Lebih jauh, Dharmawan (2021) menjelaskan bahwa trajectories sejarah perkembangan pendidikan tinggi modern menurut Fleming (2021) dapat dipisahkan menjadi 4 kategori fase yaitu; fase Late Modern Period (abad ke-18 sampai abad ke-19), Academic Revolution (abad ke-20), Counter Revolution Era (akhir abad ke-20), dan Fully Commercialized (abad ke-21). Dengan demikian, maka bidang pendidikan sedang memasuki tahap Marketization Process dan Big Management Orientation. Hal ini seharusnya menjadi peringatan bagi bangsa Indonesia untuk tidak terjebak pada pola pendidikan yang dialami dunia Barat dan Dunia pada umumnya. Bapak Pendidikan Nasional Indonesia sejak awal meletakan falsafah pendidikan Indonesia secara opposite atau bersebrangan dengan praktik pendidikan dunia barat karena dianggap tidak sesuai dengan nilai-nilai yang ada di masyarakat dan tidak sesuai dengan karakter serta jati diri bangsa. Pendidikan barat cenderung bersifat perintah, hukuman, ketertiban, sementara marwah pendidikan yang diajarkan oleh Ki Hadjar Dewantara adalah dengan menyelenggarakan kegiatan pendidikan yang berkarakter melalui penekanan tentang pentingnya Budi Pekerti.

Korupsi dan pengkhianatan kaum intelektual merupakan bukti nyata dari memudarnya integritas para cendekiawan yang dihasilkan oleh institusi pendidikan masa kini.

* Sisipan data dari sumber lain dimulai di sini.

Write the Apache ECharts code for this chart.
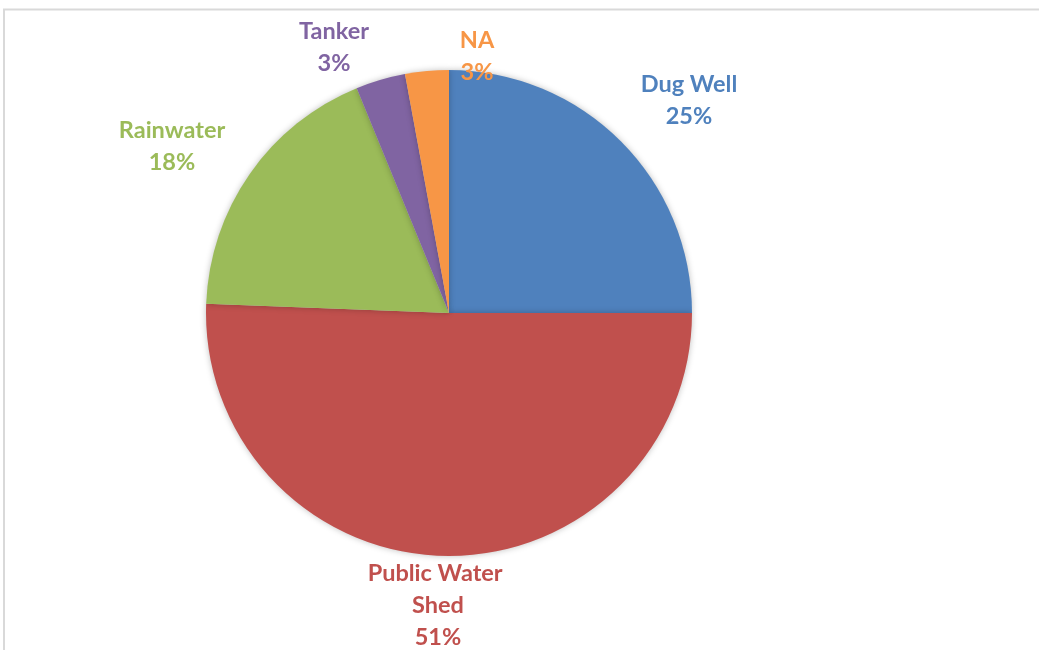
<!DOCTYPE html>
<html lang="en">

<head>
    <meta charset="UTF-8">
    <title>Water source</title>
    <style>
        html, body { margin: 0; padding: 0; background: #fff; }
        #chart { width: 1039px; height: 650px; }
    </style>
</head>

<body>
    <div id="chart"></div>
</body>
<script src="https://cdn.jsdelivr.net/npm/echarts@6/dist/echarts.min.js"></script>
<script type="text/javascript">
    // data (slice sizes estimated from the angles)
    var sources = ['Dug Well', 'Public Water Shed', 'Rainwater', 'Tanker', 'NA'];
    var shares = [25, 50.6, 18.2, 3.3, 2.9];
    var colors = ['#4F81BD', '#C0504D', '#9BBB59', '#8064A2', '#F79646'];

    // where each label sits (center of the text block)
    var labelPos = [[689, 100], [438, 605], [172, 146], [334, 47], [477, 56]];

    var myChart = echarts.init(document.getElementById('chart'));

    var pieData = [];
    sources.forEach(function (name, idx) {
        pieData.push({
            name: name,
            value: shares[idx],
            itemStyle: { color: colors[idx] },
            label: { color: colors[idx] }
        });
    });

    myChart.setOption({
        animation: false,
        graphic: [{
            type: 'polyline',
            shape: { points: [[4, 660], [4, 9.5], [1050, 9.5]] },
            style: { stroke: '#d9d9d9', lineWidth: 2, fill: null },
            silent: true
        }],
        series: [{
            type: 'pie',
            center: [449, 313],
            radius: 243,
            startAngle: 90,
            clockwise: true,
            percentPrecision: 0,
            avoidLabelOverlap: false,
            itemStyle: {
                shadowBlur: 6,
                shadowColor: 'rgba(0,0,0,0.25)'
            },
            label: {
                show: true,
                position: 'outside',
                formatter: '{b}\n{d}%',
                fontFamily: 'Lato',
                fontWeight: 'bold',
                fontSize: 23.5,
                lineHeight: 32,
                width: 160,
                overflow: 'break',
                align: 'center'
            },
            labelLine: { show: false },
            labelLayout: function (params) {
                var p = labelPos[params.dataIndex];
                return { x: p[0], y: p[1], align: 'center', verticalAlign: 'middle', moveOverlap: null };
            },
            emphasis: { disabled: true },
            data: pieData
        }]
    });
</script>

</html>
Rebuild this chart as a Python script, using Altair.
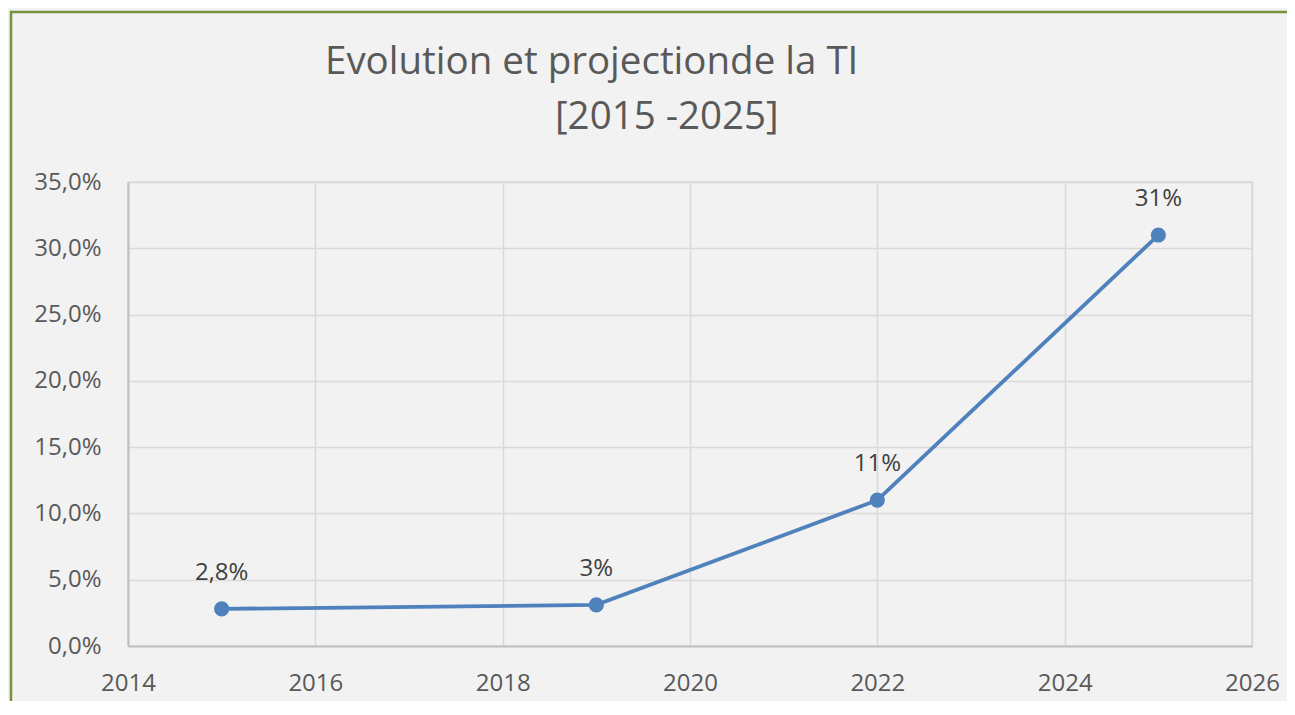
import altair as alt
import pandas as pd

years = [2015, 2019, 2022, 2025]
values = [0.028, 0.031, 0.11, 0.31]
labels = ["2,8%", "3%", "11%", "31%"]
x_ticks = [2014, 2016, 2018, 2020, 2022, 2024, 2026]
y_ticks = [0.0, 0.05, 0.10, 0.15, 0.20, 0.25, 0.30, 0.35]
title_line1 = "Evolution et projectionde la TI"
title_line2 = "[2015 -2025]"

df = pd.DataFrame({"year": years, "value": values, "label": labels})
frame_df = pd.DataFrame({"k": [0]})

FONT = "Open Sans"
BLUE = "#4f81bd"
AXIS_TXT = "#595959"
GRID = "#d9d9d9"
DOMAIN = "#bfbfbf"

x_enc = alt.X(
    "year:Q",
    scale=alt.Scale(domain=[2014, 2026], nice=False, zero=False),
    axis=alt.Axis(
        values=x_ticks, format="d", title=None, grid=True, gridColor=GRID,
        gridWidth=1.5, domainColor=DOMAIN, domainWidth=2, ticks=False,
        labelPadding=25, labelFont=FONT, labelFontSize=24, labelColor=AXIS_TXT,
        labelFlush=False,
    ),
)
y_enc = alt.Y(
    "value:Q",
    scale=alt.Scale(domain=[0, 0.35], nice=False),
    axis=alt.Axis(
        values=y_ticks, title=None, grid=True, gridColor=GRID, gridWidth=1.5,
        domainColor=DOMAIN, domainWidth=2, ticks=False, labelPadding=27,
        labelFont=FONT, labelFontSize=24, labelColor=AXIS_TXT, labelFlush=False,
        labelExpr="replace(format(datum.value * 100, '.1f'), '.', ',') + '%'",
    ),
)

frame = alt.Chart(frame_df).mark_rect(
    fill="#f2f2f2", fillOpacity=0, stroke="#77933c", strokeWidth=2.5
).encode(
    x=alt.value(-117), x2=alt.value(1400), y=alt.value(-170), y2=alt.value(800)
)

base = alt.Chart(df)
line = base.mark_line(color=BLUE, strokeWidth=3.8).encode(x=x_enc, y=y_enc)
points = base.mark_point(filled=True, color=BLUE, size=230, opacity=1).encode(
    x="year:Q", y="value:Q"
)
text = base.mark_text(
    font=FONT, fontSize=24, color="#404040", baseline="alphabetic", dy=-29
).encode(x="year:Q", y="value:Q", text="label:N")

indent = "\u200b" + "\u00a0" * 23
chart = (
    alt.layer(frame, line, points, text)
    .properties(
        width=1124,
        height=464,
        autosize=alt.AutoSizeParams(type="none"),
        padding={"left": 120, "top": 174, "right": 35, "bottom": 55},
        background="#f2f2f2",
        title=alt.TitleParams(
            text=title_line1,
            subtitle=indent + title_line2,
            anchor="start",
            frame="group",
            dx=197,
            dy=127,
            offset=0,
            font=FONT,
            fontSize=38.5,
            fontWeight="normal",
            color=AXIS_TXT,
            subtitleFont=FONT,
            subtitleFontSize=38.5,
            subtitleColor=AXIS_TXT,
            subtitlePadding=17,
        ),
    )
    .configure_view(stroke=GRID, strokeWidth=1.5)
)

chart.save("out.html", embed_options={"renderer": "svg", "actions": False})
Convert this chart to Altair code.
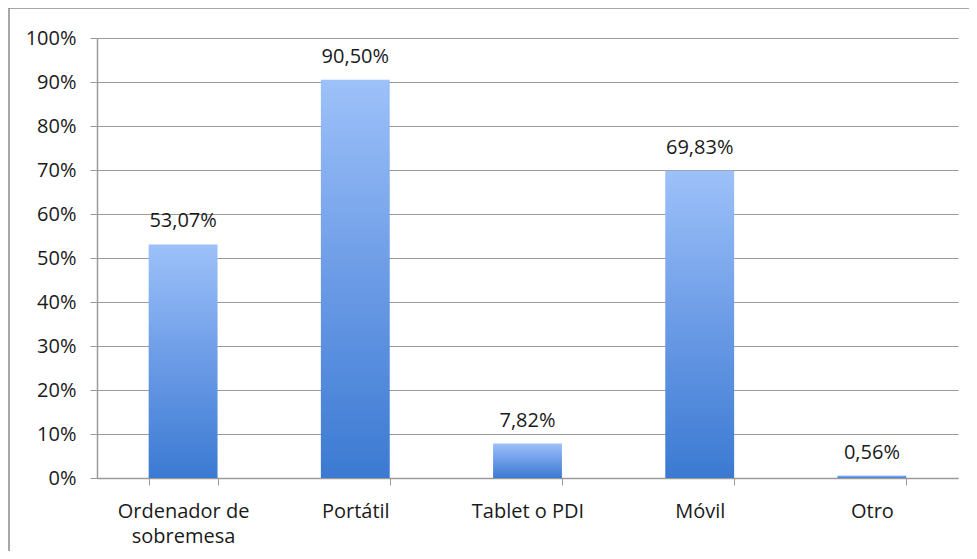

Korupsi dalam dunia pendidikan adalah salah satu bentuk pengkhianatan kaum cendekiawan. Korupsi di dalam dunia pendidikan tidak dapat dipisahkan dari adanya perubahan orientasi pendidikan yang semula digunakan untuk mendidik manusia agar memiliki karakter yang berakhlak tinggi dan mulia, kini berubah digunakan sebagai alat investasi yang didasarkan pada logika pasar dan industri. Secara harfiah korupsi mengandung arti kebusukan, keburukan, ketidakjujuran, dan dapat disuap. Sedangkan menurut Kamus Besar Bahasa Indonesia korupsi diartikan sebagai penyelewengan atau penyalahgunaan uang Negara untuk keuntungan pribadi atau orang lain. Berdasarkan Buku Saku KPK (2009), korupsi merupakan tindakan pidana dimana dalam UU No. 31 tahun 2009 juncto UU No. 20 tahun 2001 dijelaskan bahwa terdapat 30 jenis tindakan yang dikategorikan sebagai tindakan korupsi, salah satunya adalah suap-menyuap.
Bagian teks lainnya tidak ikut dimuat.